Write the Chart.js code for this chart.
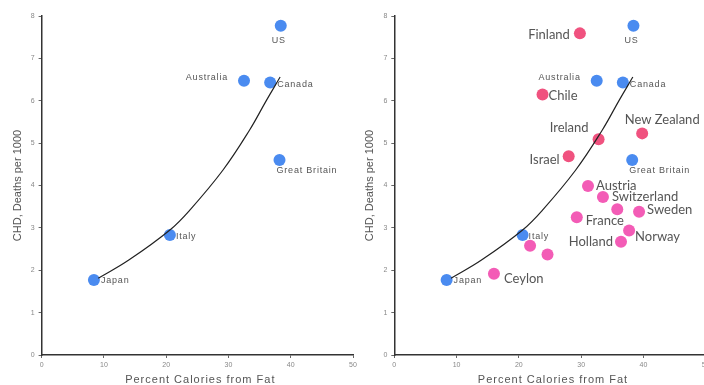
<!DOCTYPE html>
<html>
<head>
<meta charset="utf-8">
<script src="https://cdn.jsdelivr.net/npm/chart.js@4"></script>
<style>
    html, body { margin: 0; padding: 0; background: #fff; overflow: hidden; width: 704px; height: 385px; }
    .panel { position: absolute; top: 0; width: 360px; height: 385px; }
    #izq { left: 0; }
    #der { left: 355px; }
</style>
</head>
<body>
<div class="panel" id="izq"><canvas id="graficaIzq"></canvas></div>
<div class="panel" id="der"><canvas id="graficaDer"></canvas></div>
<script>
// paises del estudio original (azul)
const paisesAzul = ['US', 'Australia', 'Canada', 'Great Britain', 'Italy', 'Japan'];
const grasaAzul = [38.4, 32.5, 36.7, 38.2, 20.6, 8.4];
const chdAzul = [7.77, 6.47, 6.43, 4.6, 2.83, 1.77];

// paises que se dejaron fuera (rosa)
const paisesRosa = ['Finland', 'Chile', 'New Zealand', 'Ireland', 'Israel', 'Austria', 'Switzerland', '', 'Sweden', 'France', 'Norway', 'Holland', '', '', 'Ceylon'];
const grasaRosa = [29.8, 23.8, 39.8, 32.8, 28.0, 31.1, 33.5, 35.8, 39.3, 29.3, 37.7, 36.4, 21.8, 24.6, 16.0];
const chdRosa = [7.59, 6.15, 5.23, 5.09, 4.69, 3.99, 3.73, 3.44, 3.38, 3.25, 2.94, 2.67, 2.58, 2.37, 1.92];

// curva dibujada a mano
const curvaX = [9.1, 14, 20.6, 23.8, 29.1, 33.4, 36.1, 38.3];
const curvaY = [1.81, 2.24, 2.95, 3.42, 4.36, 5.31, 6.01, 6.56];

const ticksX = [0, 10, 20, 30, 40, 50];
const ticksY = [0, 1, 2, 3, 4, 5, 6, 7, 8];

// donde va cada etiqueta respecto al punto: [dx, dy, alineacion]
const posEtiqueta = {
    'US': [-2, 15, 'center'],
    'Australia': [-16, -3, 'right'],
    'Canada': [7, 2, 'left'],
    'Great Britain': [-3, 10, 'left'],
    'Italy': [6, 1, 'left'],
    'Japan': [7, 1, 'left'],
    'Finland': [-10, 1, 'right'],
    'Chile': [6, 1, 'left'],
    'New Zealand': [20, -14, 'center'],
    'Ireland': [-10, -11, 'right'],
    'Israel': [-9, 4, 'right'],
    'Austria': [8, 0, 'left'],
    'Switzerland': [9, 0, 'left'],
    'Sweden': [8, -2, 'left'],
    'France': [9, 4, 'left'],
    'Norway': [6, 6, 'left'],
    'Holland': [-8, 0, 'right'],
    'Ceylon': [10, 5, 'left']
};

const AZUL = '#4a8bf0';
const ROSA_ROJO = '#f0527f';
const ROSA = '#f35cb6';

function puntos(xs, ys) {
    return xs.map((x, i) => ({ x: x, y: ys[i] }));
}

const etiquetas = {
    id: 'etiquetas',
    afterDatasetsDraw(chart) {
        const ctx = chart.ctx;
        ctx.save();
        ctx.textBaseline = 'middle';
        chart.data.datasets.forEach((ds, di) => {
            if (!ds.nombres) return;
            const meta = chart.getDatasetMeta(di);
            ds.nombres.forEach((nombre, i) => {
                if (!nombre) return;
                const p = meta.data[i];
                const pos = posEtiqueta[nombre];
                if (ds.grupo === 'azul') {
                    ctx.font = '9px "Liberation Sans"';
                    ctx.letterSpacing = '0.8px';
                    ctx.fillStyle = '#555';
                } else {
                    ctx.font = '13px Lato';
                    ctx.letterSpacing = '0px';
                    ctx.fillStyle = '#555';
                }
                ctx.textAlign = pos[2];
                ctx.fillText(nombre, p.x + pos[0], p.y + pos[1]);
            });
        });
        ctx.restore();
    }
};

const titulos = {
    id: 'titulos',
    afterDraw(chart) {
        const ctx = chart.ctx;
        const area = chart.chartArea;
        ctx.save();
        ctx.fillStyle = '#555';
        ctx.textAlign = 'center';
        ctx.textBaseline = 'middle';
        ctx.font = '11px "Liberation Sans"';
        ctx.letterSpacing = '1px';
        ctx.fillText('Percent Calories from Fat', (area.left + area.right) / 2 + 3, 380);
        ctx.letterSpacing = '0px';
        ctx.translate(area.left - 24, (area.top + area.bottom) / 2);
        ctx.rotate(-Math.PI / 2);
        ctx.fillText('CHD, Deaths per 1000', 0, 0);
        ctx.restore();
    }
};

function crearGrafica(id, anchoEjeY, conRosa) {
    const datasets = [
        {
            type: 'line',
            data: puntos(curvaX, curvaY),
            borderColor: '#222',
            borderWidth: 1.2,
            pointRadius: 0,
            tension: 0.4,
            fill: false
        },
        {
            data: puntos(grasaAzul, chdAzul),
            nombres: paisesAzul,
            grupo: 'azul',
            backgroundColor: AZUL,
            borderWidth: 0,
            pointRadius: 6
        }
    ];
    if (conRosa) {
        datasets.push({
            data: puntos(grasaRosa, chdRosa),
            nombres: paisesRosa,
            grupo: 'rosa',
            backgroundColor: c => (c.dataIndex < 5 ? ROSA_ROJO : ROSA),
            borderWidth: 0,
            pointRadius: 6
        });
    }

    const ctx = document.getElementById(id).getContext('2d');
    return new Chart(ctx, {
        type: 'scatter',
        data: { datasets: datasets },
        plugins: [etiquetas, titulos],
        options: {
            responsive: false,
            animation: false,
            events: [],
            layout: {
                padding: { top: 16, right: 360 - anchoEjeY - 311.4, bottom: 0, left: 0 }
            },
            plugins: {
                legend: { display: false },
                tooltip: { enabled: false }
            },
            scales: {
                x: {
                    type: 'linear',
                    min: 0,
                    max: 50,
                    afterFit: s => { s.height = 30; },
                    afterBuildTicks: s => { s.ticks = ticksX.map(v => ({ value: v })); },
                    border: { color: '#333', width: 1.5 },
                    grid: { drawOnChartArea: false, drawTicks: true, tickLength: 3, color: '#666' },
                    ticks: { color: '#888', font: { size: 7, family: 'Liberation Sans' }, padding: 3, maxRotation: 0 }
                },
                y: {
                    type: 'linear',
                    min: 0,
                    max: 8,
                    afterFit: s => { s.width = anchoEjeY; },
                    afterBuildTicks: s => { s.ticks = ticksY.map(v => ({ value: v })); },
                    border: { color: '#333', width: 1.5 },
                    grid: { drawOnChartArea: false, drawTicks: true, tickLength: 3, color: '#666' },
                    ticks: { color: '#888', font: { size: 7, family: 'Liberation Sans' }, padding: 4 }
                }
            }
        }
    });
}

document.getElementById('graficaIzq').width = 360;
document.getElementById('graficaIzq').height = 385;
document.getElementById('graficaDer').width = 360;
document.getElementById('graficaDer').height = 385;

crearGrafica('graficaIzq', 41.6, false);
crearGrafica('graficaDer', 39.3, true);
</script>
</body>
</html>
|---|
**BRIEF**
Skip the pictures and restate exactly the lines from the beginning of the listing to the line with "const chdAzul = [7.77, 6.47, 6.43, 4.6, 2.83, 1.77];", that line included.

**OUTPUT FOR THIS EXERCISE**
Write the Chart.js code for this chart.
<!DOCTYPE html>
<html>
<head>
<meta charset="utf-8">
<script src="https://cdn.jsdelivr.net/npm/chart.js@4"></script>
<style>
    html, body { margin: 0; padding: 0; background: #fff; overflow: hidden; width: 704px; height: 385px; }
    .panel { position: absolute; top: 0; width: 360px; height: 385px; }
    #izq { left: 0; }
    #der { left: 355px; }
</style>
</head>
<body>
<div class="panel" id="izq"><canvas id="graficaIzq"></canvas></div>
<div class="panel" id="der"><canvas id="graficaDer"></canvas></div>
<script>
// paises del estudio original (azul)
const paisesAzul = ['US', 'Australia', 'Canada', 'Great Britain', 'Italy', 'Japan'];
const grasaAzul = [38.4, 32.5, 36.7, 38.2, 20.6, 8.4];
const chdAzul = [7.77, 6.47, 6.43, 4.6, 2.83, 1.77];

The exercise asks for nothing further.